First we had a problem.
Then we had an idea.
The problem was with Santa, or more precisely with his signature. The girls are of a suspecting age and Santa is discussed as a possibility and as a, maybe not. We all think that kids should be kids as long as they can be because adulthood is a long, long road. So, we had some gifts from Santa that needed to be wrapped and needed tags signed, “From Santa.”
Joe, for the life of him, can not fake a signature. He really can’t. He has lovely handwriting and can’t bring himself to change the nice neat round legible letters of his signature to anything else. My writing is not the best. I have to transcribe notes within an hour or two or I can’t read them myself. I can’t even print neatly. We figured that typing would be a dead giveaway.
So what to do?
Then we realized that that afternoon we were going to Handel’s Messiah and that the crowd’s average age is death minus three maybe we could find a Santa there who would sign the cards. It struck us that we had a need and an opportunity. We could give the gift of being Santa to someone there who might just love to have that story to take home.

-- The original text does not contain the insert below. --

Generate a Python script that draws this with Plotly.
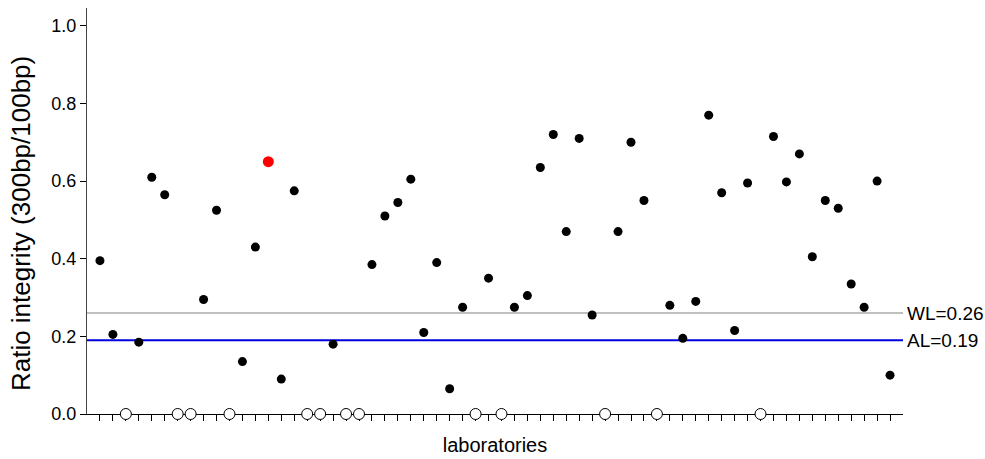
import plotly.graph_objects as go

labs = list(range(1, 63))
# 0.0 = no measurable integrity (drawn as open circle on axis)
ratios = [0.395, 0.205, 0.0, 0.185, 0.61, 0.565, 0.0, 0.0, 0.295, 0.525,
          0.0, 0.135, 0.43, 0.65, 0.09, 0.575, 0.0, 0.0, 0.18, 0.0,
          0.0, 0.385, 0.51, 0.545, 0.605, 0.21, 0.39, 0.065, 0.275, 0.0,
          0.35, 0.0, 0.275, 0.305, 0.635, 0.72, 0.47, 0.71, 0.255, 0.0,
          0.47, 0.70, 0.55, 0.0, 0.28, 0.195, 0.29, 0.77, 0.57, 0.215,
          0.595, 0.0, 0.715, 0.598, 0.67, 0.405, 0.55, 0.53, 0.335, 0.275,
          0.60, 0.10]
outlier_lab = 14
WL = 0.26
AL = 0.19

fx, fy, ox, oy, rx, ry = [], [], [], [], [], []
for lab, v in zip(labs, ratios):
    if v == 0.0:
        ox.append(lab); oy.append(v)
    elif lab == outlier_lab:
        rx.append(lab); ry.append(v)
    else:
        fx.append(lab); fy.append(v)

fig = go.Figure()
fig.add_trace(go.Scatter(x=fx, y=fy, mode="markers",
                         marker=dict(size=9, color="black"), cliponaxis=False))
fig.add_trace(go.Scatter(x=rx, y=ry, mode="markers",
                         marker=dict(size=11, color="#ff0000"), cliponaxis=False))
fig.add_trace(go.Scatter(x=ox, y=oy, mode="markers",
                         marker=dict(size=11, color="white",
                                     line=dict(color="black", width=1)),
                         cliponaxis=False))

fig.add_shape(type="line", xref="paper", x0=0, x1=1, yref="y", y0=WL, y1=WL,
              line=dict(color="#c0c0c0", width=2), layer="below")
fig.add_shape(type="line", xref="paper", x0=0, x1=1, yref="y", y0=AL, y1=AL,
              line=dict(color="#0000dd", width=2), layer="below")
fig.add_annotation(xref="paper", x=1.003, y=WL, yref="y", text=f"WL={WL:.2f}",
                   showarrow=False, xanchor="left",
                   font=dict(size=19, color="black"))
fig.add_annotation(xref="paper", x=1.003, y=AL, yref="y", text=f"AL={AL:.2f}",
                   showarrow=False, xanchor="left",
                   font=dict(size=19, color="black"))
fig.add_annotation(xref="paper", yref="paper", x=-0.081, y=0.47,
                   text="Ratio integrity (300bp/100bp)", textangle=-90,
                   showarrow=False, xanchor="center", yanchor="middle",
                   font=dict(size=26, color="black"))

fig.update_layout(
    width=985, height=459,
    margin=dict(l=87, r=82, t=8, b=45),
    plot_bgcolor="white", paper_bgcolor="white",
    showlegend=False,
    font=dict(family="Liberation Sans, Arial, sans-serif", color="black"),
)
fig.update_xaxes(range=[0, 63], tickmode="array", tickvals=labs, ticktext=[""] * len(labs),
                 ticks="outside", ticklen=6, tickcolor="black", showgrid=False,
                 zeroline=False, showline=True, linecolor="black", linewidth=1,
                 layer="below traces",
                 title=dict(text="laboratories", font=dict(size=20), standoff=15))
fig.update_yaxes(range=[0, 1.046], tickvals=[0, 0.2, 0.4, 0.6, 0.8, 1.0],
                 tickformat=".1f", ticks="outside", ticklen=6, tickcolor="black",
                 tickfont=dict(size=18), showgrid=False, zeroline=False,
                 showline=True, linecolor="#444", linewidth=1, layer="below traces")

fig.write_html("out.html")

It will not surprise you to know that I think that stories are important.
We looked around as people were getting seated. I sat in my wheelchair at one end of a shortened row and an elderly woman sat in a wheelchair at the other end. Her husband had not been able to get seats for them together so he sat right in front of her. He stayed with her until the last possible moment and then took his seat. She sat stooped over in her chair and he saw right away that she might have difficulty seeing over him so he leaned over as far as his body would let him to give her a better view.
Nice man.
A Santa kind of guy.
At intermission I had the tags in my hand and I waited until he was just in front of me. I caught his attention and I started to mention the need for Santa’s signature and I didn’t have to go further. “I understand completely and I’d be delighted.” He stood there and signed from Santa and told us a little bit about his life, he was a man who clearly loved his wife. He finished and went over to his wife and we could hear him telling her about signing the cards and she laughed with delight. They were complicit in keeping Santa alive.
He didn’t take his seat when intermission was over, he sat back further, just over a bit, so that his wife would have an unrestricted view of the performance.
We’d chosen well.
On their way out, as the went behind us, I heard them both wish us a Merry Christmas and then a soft ‘Ho Ho Ho’ came from a woman whose face was wrapped with a smile.
Sometimes in having a need, one can give a gift.